===== Given material =====
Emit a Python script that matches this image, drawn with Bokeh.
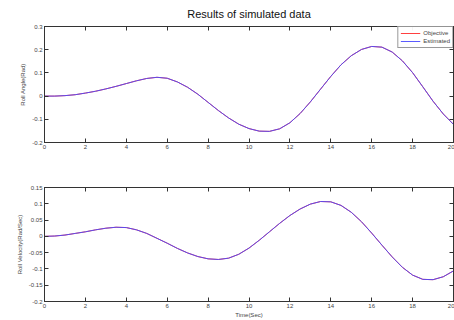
from bokeh.plotting import figure
from bokeh.layouts import column
from bokeh.models import LinearAxis, FixedTicker, Legend, LegendItem, Range1d
from bokeh.embed import file_html
from bokeh.resources import INLINE

time_sec = [i * 0.5 for i in range(41)]

obj_angle = [0.000, 0.000, 0.002, 0.006, 0.013, 0.021, 0.031, 0.042, 0.054, 0.066,
             0.076, 0.081, 0.077, 0.061, 0.038, 0.008, -0.027, -0.062, -0.094, -0.121,
             -0.140, -0.151, -0.152, -0.141, -0.115, -0.075, -0.025, 0.030, 0.085, 0.135,
             0.174, 0.201, 0.214, 0.211, 0.190, 0.152, 0.101, 0.040, -0.022, -0.077, -0.122]
est_angle = [0.000, 0.000, 0.002, 0.006, 0.013, 0.021, 0.031, 0.042, 0.054, 0.066,
             0.076, 0.081, 0.077, 0.061, 0.038, 0.008, -0.027, -0.062, -0.094, -0.121,
             -0.140, -0.151, -0.152, -0.141, -0.115, -0.075, -0.025, 0.030, 0.085, 0.135,
             0.174, 0.201, 0.214, 0.211, 0.190, 0.152, 0.101, 0.040, -0.022, -0.077, -0.122]

obj_vel = [0.000, 0.001, 0.004, 0.009, 0.014, 0.020, 0.025, 0.028, 0.027, 0.020,
           0.009, -0.006, -0.021, -0.037, -0.051, -0.062, -0.069, -0.071, -0.067, -0.055,
           -0.036, -0.012, 0.014, 0.040, 0.064, 0.084, 0.099, 0.107, 0.106, 0.095,
           0.074, 0.045, 0.010, -0.027, -0.063, -0.095, -0.119, -0.132, -0.133, -0.124, -0.106]
est_vel = [0.000, 0.001, 0.004, 0.009, 0.014, 0.020, 0.025, 0.028, 0.027, 0.020,
           0.009, -0.006, -0.021, -0.037, -0.051, -0.062, -0.069, -0.071, -0.067, -0.055,
           -0.036, -0.012, 0.014, 0.040, 0.064, 0.084, 0.099, 0.107, 0.106, 0.095,
           0.074, 0.045, 0.010, -0.027, -0.063, -0.095, -0.119, -0.132, -0.133, -0.124, -0.106]

x_ticks = [0, 2, 4, 6, 8, 10, 12, 14, 16, 18, 20]
angle_ticks = [-0.2, -0.1, 0, 0.1, 0.2, 0.3]
angle_labels = ["-0.2", "-0.1", "0", "0.1", "0.2", "0.3"]
vel_ticks = [-0.2, -0.15, -0.1, -0.05, 0, 0.05, 0.1, 0.15]
vel_labels = ["-0.2", "-0.15", "-0.1", "-0.05", "0", "0.05", "0.1", "0.15"]

FONT = "Liberation Sans"
AX = "#333333"
TXT = "#444444"


def style_axis(ax, ticks, labels=None, show_labels=True):
    ax.ticker = FixedTicker(ticks=ticks)
    if show_labels:
        if labels is not None:
            ax.major_label_overrides = {t: l for t, l in zip(ticks, labels)}
    else:
        ax.major_label_overrides = {t: "" for t in ticks}
    ax.major_tick_in = 4
    ax.major_tick_out = 0
    ax.minor_tick_line_color = None
    ax.axis_line_color = AX
    ax.major_tick_line_color = AX
    ax.major_label_text_font = FONT
    ax.major_label_text_font_size = "6px" if show_labels else "0px"
    ax.major_label_text_color = TXT
    ax.major_label_standoff = 2 if show_labels else 0
    ax.axis_label_text_font = FONT
    ax.axis_label_text_font_size = "6px"
    ax.axis_label_text_font_style = "normal"
    ax.axis_label_text_color = TXT
    ax.axis_label_standoff = 3


def make_fig(height, y0, y1, top, bottom, yticks, ylabels, ylab, xlab, ys_obj, ys_est, legend):
    p = figure(width=454, height=height, x_range=Range1d(0, 20), y_range=Range1d(y0, y1),
               output_backend="svg", toolbar_location=None,
               min_border_left=44, min_border_right=1, min_border_top=top, min_border_bottom=bottom,
               x_axis_label=xlab, y_axis_label=ylab)
    p.grid.visible = False
    p.outline_line_color = AX
    p.background_fill_color = "white"
    p.border_fill_color = "white"
    style_axis(p.xaxis[0], x_ticks)
    style_axis(p.yaxis[0], yticks, ylabels)
    p.xaxis[0].axis_label_standoff = 1
    ta = LinearAxis()
    style_axis(ta, x_ticks, show_labels=False)
    p.add_layout(ta, "above")
    ra = LinearAxis()
    style_axis(ra, yticks, show_labels=False)
    p.add_layout(ra, "right")
    r1 = p.line(time_sec, ys_obj, line_color="#ff4040", line_width=1.0)
    r2 = p.line(time_sec, ys_est, line_color="#4848ff", line_width=0.9)
    if legend:
        lg = Legend(items=[LegendItem(label="Objective", renderers=[r1]),
                           LegendItem(label="Estimated", renderers=[r2])],
                    location="top_right")
        lg.margin = 0
        lg.padding = 2
        lg.spacing = 0
        lg.label_text_font = FONT
        lg.label_text_font_size = "6px"
        lg.label_text_color = TXT
        lg.label_height = 8
        lg.glyph_height = 8
        lg.glyph_width = 20
        lg.label_standoff = 3
        lg.border_line_color = AX
        lg.border_line_width = 1
        p.add_layout(lg)
    return p


p1 = make_fig(160, -0.2, 0.3, 26, 18, angle_ticks, angle_labels, "Roll Angle(Rad)", None,
              obj_angle, est_angle, True)
p1.title.text = "Results of simulated data"
p1.title.align = "center"
p1.title.text_font = FONT
p1.title.text_font_size = "11px"
p1.title.text_font_style = "normal"
p1.title.text_color = "#111111"
p1.title.vertical_align = "top"

p2 = make_fig(160, -0.2, 0.15, 27, 17, vel_ticks, vel_labels, "Roll Velocity(Rad/Sec)", "Time(Sec)",
              obj_vel, est_vel, False)

layout = column(p1, p2, spacing=0)
open("out.html", "w").write(file_html(layout, INLINE))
=====
§ **Exercise task**
Skip the pictures, please, and transcribe only the lines from the beginning of the material through the one that contains "time_sec = [i * 0.5 for i in range(41)]".

§ **Answer to this problem**
Emit a Python script that matches this image, drawn with Bokeh.
from bokeh.plotting import figure
from bokeh.layouts import column
from bokeh.models import LinearAxis, FixedTicker, Legend, LegendItem, Range1d
from bokeh.embed import file_html
from bokeh.resources import INLINE

time_sec = [i * 0.5 for i in range(41)]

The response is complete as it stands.